Now, some may be glad to hear this for the wrong reason: They like the idea that God wants us to “sit at His feet” and not to work. But Jesus wasn’t disclaiming work at all. Work is an important part of God’s will for every believer. He rebuked Martha, not because she was working, but because she had been distracted by her work. Distracted means drawn away or diverted from one’s primary goal.

In Jesus’ parable of the sower (Matt.13:3-8), we are told this about the seed that fell among the thorns: “Other seed fell among thorns, which grew up and choked the plants … What was sown among the thorns is the man who hears the word, but the worries of this life and the deceitfulness of wealth choke it, making it unfruitful.” Distracted by worldly concerns, the believer fails to see God’s word (or purpose) come to fruit in his life.

Paul warns us as soldiers of Christ Jesus that we should not allow ourselves to be caught up and distracted by “civilian” (worldly) affairs (2 Tim 2:4).

Subtly, it is good things which most often distract us. “Doing the work of the Lord” consistently displaces the Christian leader’s personal prayer relationship with Jesus. What could have been a more worthy desire on Martha’s part than to make sure her house looked nice and that a nice meal was made ready for Jesus? You and I want to do the same thing, wouldn’t we?

Jesus, however, pointed out that no matter how seemingly worth y one’s objectives, or how holy one’s office nothing is important enough to take preeminence over our relationship with Him. God values our fellowship with Him more than anything we can or will ever do for Him. And it is as we can enter true spiritual worship that relationship begins to take shape.


Jesus told the Samaritan woman God was seeking men and women who would worship Him. God first seeks worshipers, then workers. But didn’t Jesus tell us to pray for God to send workers into His harvest? Yes, but those workers must be worshipers first! I’m convinced whatever God does to advance His purpose on the earth is born out of a worshiping people.

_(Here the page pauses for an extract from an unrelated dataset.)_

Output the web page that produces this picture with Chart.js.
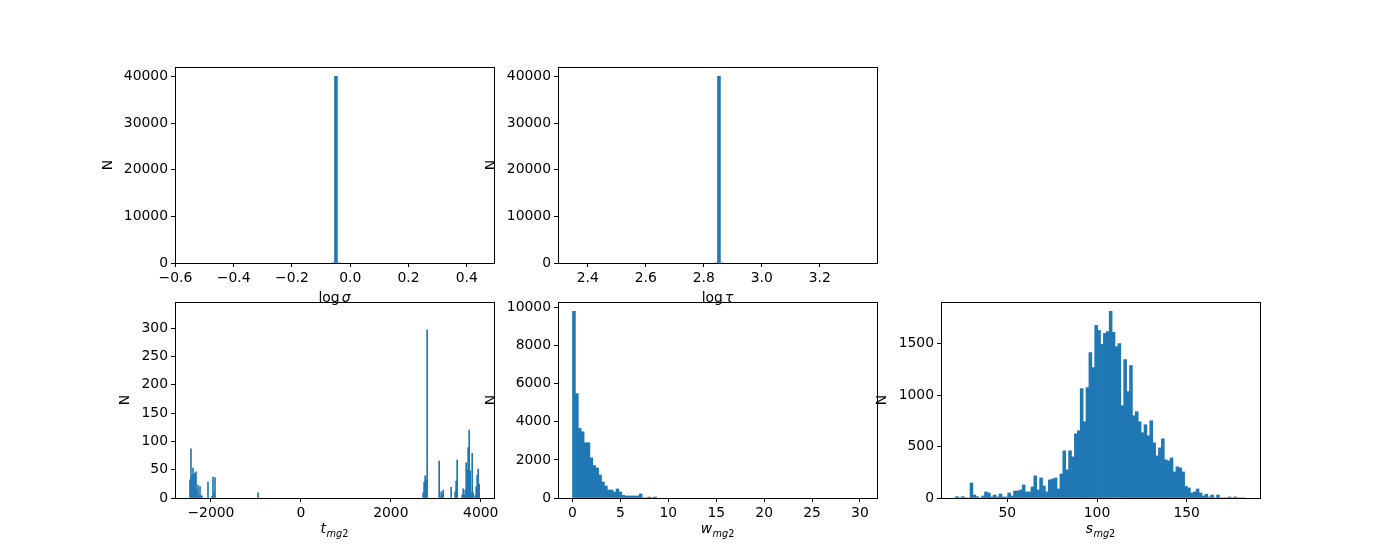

Because the church has reversed this formula for so long, much of its history has been barren – a spiritual wasteland.


Job 36:27 and 28 illustrates where rains of blessing come from. ”He [God] draws up the drops of water, which distill as rain to the streams; the clouds pour down their moisture and abundant showers fall on mankind.” Zechariah 14:16 and 17 explains how this natural phenomenon pictures a corresponding spiritual reality: “If any of the peoples of the earth do not go up to Jerusalem to worship the King, the Lord Almighty, they will have no rain.”

No worship … no rain! The worship of God’s people ascends to God as vapors from the earth. These vapors arrive in His presence and then distill into a rain of blessing, glory and renewal that falls upon those who worship. As God’s people worship, it provides God with the “raw material” He then uses to release power and blessing among them and upon the lands in which they dwell. If they don’t worship, they won’t get rain.